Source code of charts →
##############################
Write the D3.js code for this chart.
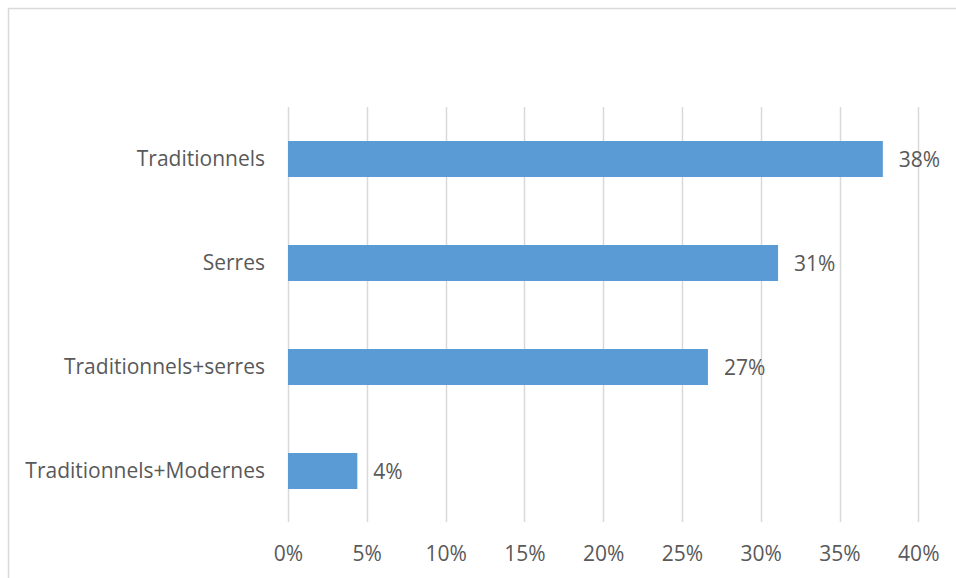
<!DOCTYPE html>
<html>
<head>
<meta charset="utf-8">
<script src="https://cdn.jsdelivr.net/npm/d3@7"></script>
<style>
  html, body { margin: 0; padding: 0; background: #fff; }
  svg { display: block; }
</style>
</head>
<body>
<svg id="chart" width="956" height="578"></svg>
<script>
const categories = ["Traditionnels", "Serres", "Traditionnels+serres", "Traditionnels+Modernes"];
const values = [37.75, 31.1, 26.65, 4.4];
const valueLabels = ["38%", "31%", "27%", "4%"];
const tickValues = [0, 5, 10, 15, 20, 25, 30, 35, 40];

const svg = d3.select("#chart");
const font = "'Open Sans', 'Liberation Sans', sans-serif";
const textColor = "#595959";
const fontSize = "21px";

// chart border (top and left visible)
svg.append("rect")
  .attr("x", 8.5).attr("y", 8.5)
  .attr("width", 1000).attr("height", 1000)
  .attr("fill", "none").attr("stroke", "#D9D9D9").attr("stroke-width", 1.5);

const x = d3.scaleLinear().domain([0, 40]).range([288, 918.3]);
const y = d3.scaleBand().domain(categories).range([107, 523]).paddingInner(0.654).paddingOuter(0.327);

// gridlines
svg.append("g")
  .selectAll("line")
  .data(tickValues)
  .join("line")
  .attr("x1", d => Math.round(x(d)) + 0.5)
  .attr("x2", d => Math.round(x(d)) + 0.5)
  .attr("y1", 107).attr("y2", 522)
  .attr("stroke", "#D9D9D9").attr("stroke-width", 1.5);

// x axis labels
const xAxis = d3.axisBottom(x).tickValues(tickValues).tickFormat(d => d + "%").tickSize(0).tickPadding(0);
const gx = svg.append("g").attr("transform", "translate(0,561)").call(xAxis);
gx.select(".domain").remove();
gx.selectAll("text")
  .attr("fill", textColor).attr("font-family", font).attr("font-size", fontSize)
  .attr("y", 0).attr("dy", "0");

// y axis labels
const yAxis = d3.axisLeft(y).tickSize(0).tickPadding(0);
const gy = svg.append("g").attr("transform", "translate(265,0)").call(yAxis);
gy.select(".domain").remove();
gy.selectAll("text")
  .attr("fill", textColor).attr("font-family", font).attr("font-size", fontSize);

// bars
svg.append("g")
  .selectAll("rect")
  .data(categories)
  .join("rect")
  .attr("x", x(0))
  .attr("y", d => y(d))
  .attr("width", (d, i) => x(values[i]) - x(0))
  .attr("height", y.bandwidth())
  .attr("fill", "#5B9BD5");

// value labels
svg.append("g")
  .selectAll("text")
  .data(categories)
  .join("text")
  .attr("x", (d, i) => x(values[i]) + 16)
  .attr("y", d => y(d) + y.bandwidth() / 2 + 1)
  .attr("dy", "0.35em")
  .attr("fill", textColor).attr("font-family", font).attr("font-size", fontSize)
  .text((d, i) => valueLabels[i]);
</script>
</body>
</html>
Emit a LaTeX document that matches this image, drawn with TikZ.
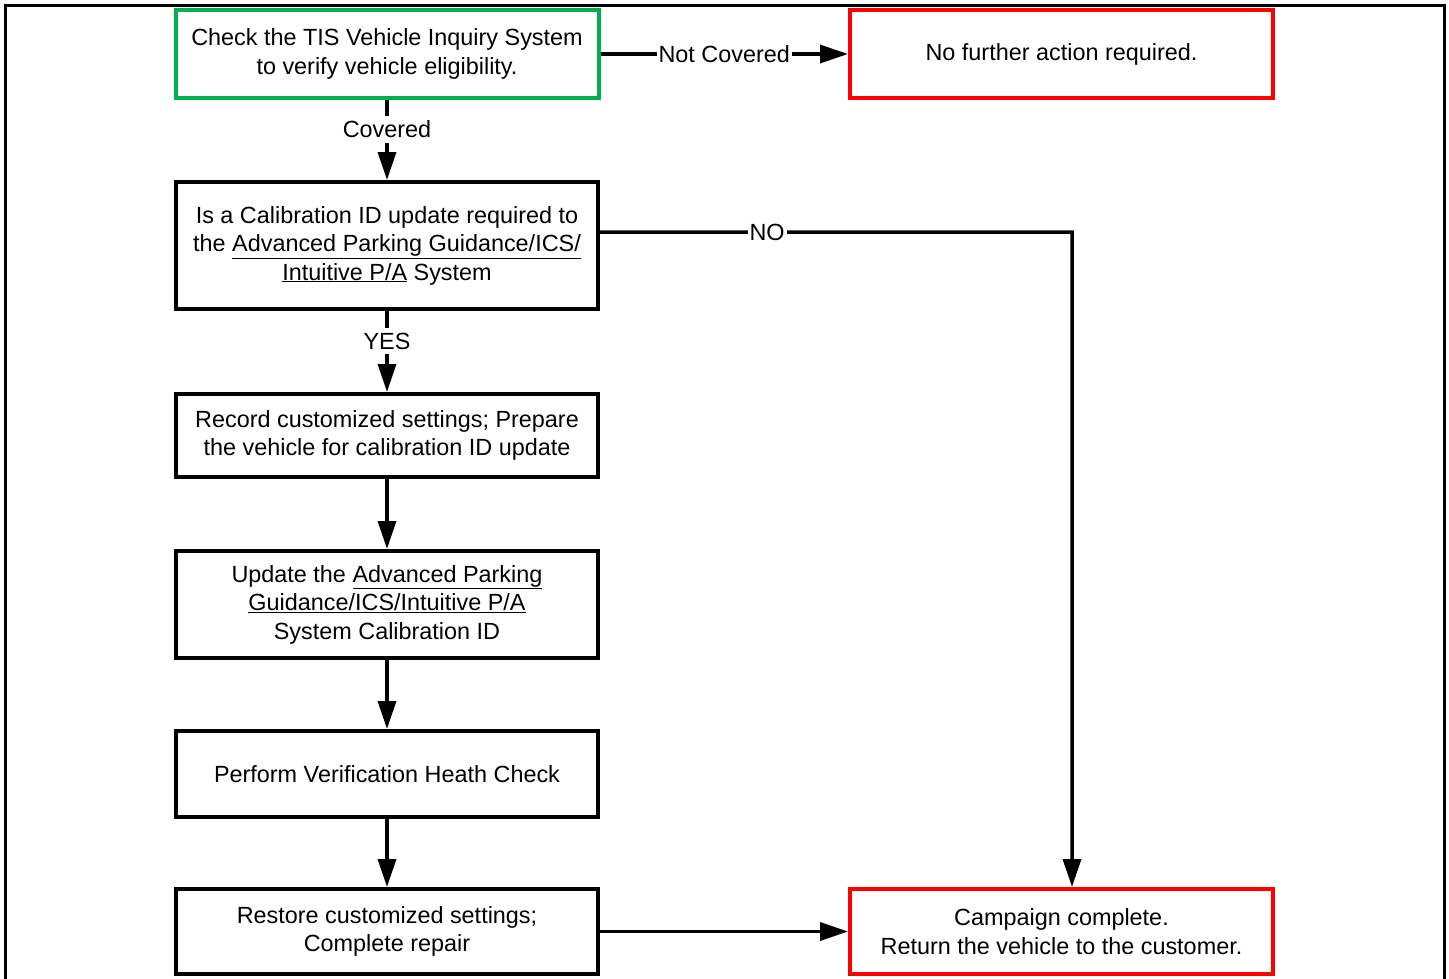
##############################
Task requirements → Quote the material word for word, dropping any images it holds.

Output of the exercise →
Write the D3.js code for this chart.
<!DOCTYPE html>
<html>
<head>
<meta charset="utf-8">
<script src="https://cdn.jsdelivr.net/npm/d3@7"></script>
<style>
  html, body { margin: 0; padding: 0; background: #fff; }
  svg { display: block; }
</style>
</head>
<body>
<svg id="chart" width="956" height="578"></svg>
<script>
const categories = ["Traditionnels", "Serres", "Traditionnels+serres", "Traditionnels+Modernes"];
const values = [37.75, 31.1, 26.65, 4.4];
const valueLabels = ["38%", "31%", "27%", "4%"];
const tickValues = [0, 5, 10, 15, 20, 25, 30, 35, 40];

const svg = d3.select("#chart");
const font = "'Open Sans', 'Liberation Sans', sans-serif";
const textColor = "#595959";
const fontSize = "21px";

// chart border (top and left visible)
svg.append("rect")
  .attr("x", 8.5).attr("y", 8.5)
  .attr("width", 1000).attr("height", 1000)
  .attr("fill", "none").attr("stroke", "#D9D9D9").attr("stroke-width", 1.5);

const x = d3.scaleLinear().domain([0, 40]).range([288, 918.3]);
const y = d3.scaleBand().domain(categories).range([107, 523]).paddingInner(0.654).paddingOuter(0.327);

// gridlines
svg.append("g")
  .selectAll("line")
  .data(tickValues)
  .join("line")
  .attr("x1", d => Math.round(x(d)) + 0.5)
  .attr("x2", d => Math.round(x(d)) + 0.5)
  .attr("y1", 107).attr("y2", 522)
  .attr("stroke", "#D9D9D9").attr("stroke-width", 1.5);

// x axis labels
const xAxis = d3.axisBottom(x).tickValues(tickValues).tickFormat(d => d + "%").tickSize(0).tickPadding(0);
const gx = svg.append("g").attr("transform", "translate(0,561)").call(xAxis);
gx.select(".domain").remove();
gx.selectAll("text")
  .attr("fill", textColor).attr("font-family", font).attr("font-size", fontSize)
  .attr("y", 0).attr("dy", "0");

// y axis labels
const yAxis = d3.axisLeft(y).tickSize(0).tickPadding(0);
const gy = svg.append("g").attr("transform", "translate(265,0)").call(yAxis);
gy.select(".domain").remove();
gy.selectAll("text")
  .attr("fill", textColor).attr("font-family", font).attr("font-size", fontSize);

// bars
svg.append("g")
  .selectAll("rect")
  .data(categories)
  .join("rect")
  .attr("x", x(0))
  .attr("y", d => y(d))
  .attr("width", (d, i) => x(values[i]) - x(0))
  .attr("height", y.bandwidth())
  .attr("fill", "#5B9BD5");

// value labels
svg.append("g")
  .selectAll("text")
  .data(categories)
  .join("text")
  .attr("x", (d, i) => x(values[i]) + 16)
  .attr("y", d => y(d) + y.bandwidth() / 2 + 1)
  .attr("dy", "0.35em")
  .attr("fill", textColor).attr("font-family", font).attr("font-size", fontSize)
  .text((d, i) => valueLabels[i]);
</script>
</body>
</html>
Emit a LaTeX document that matches this image, drawn with TikZ.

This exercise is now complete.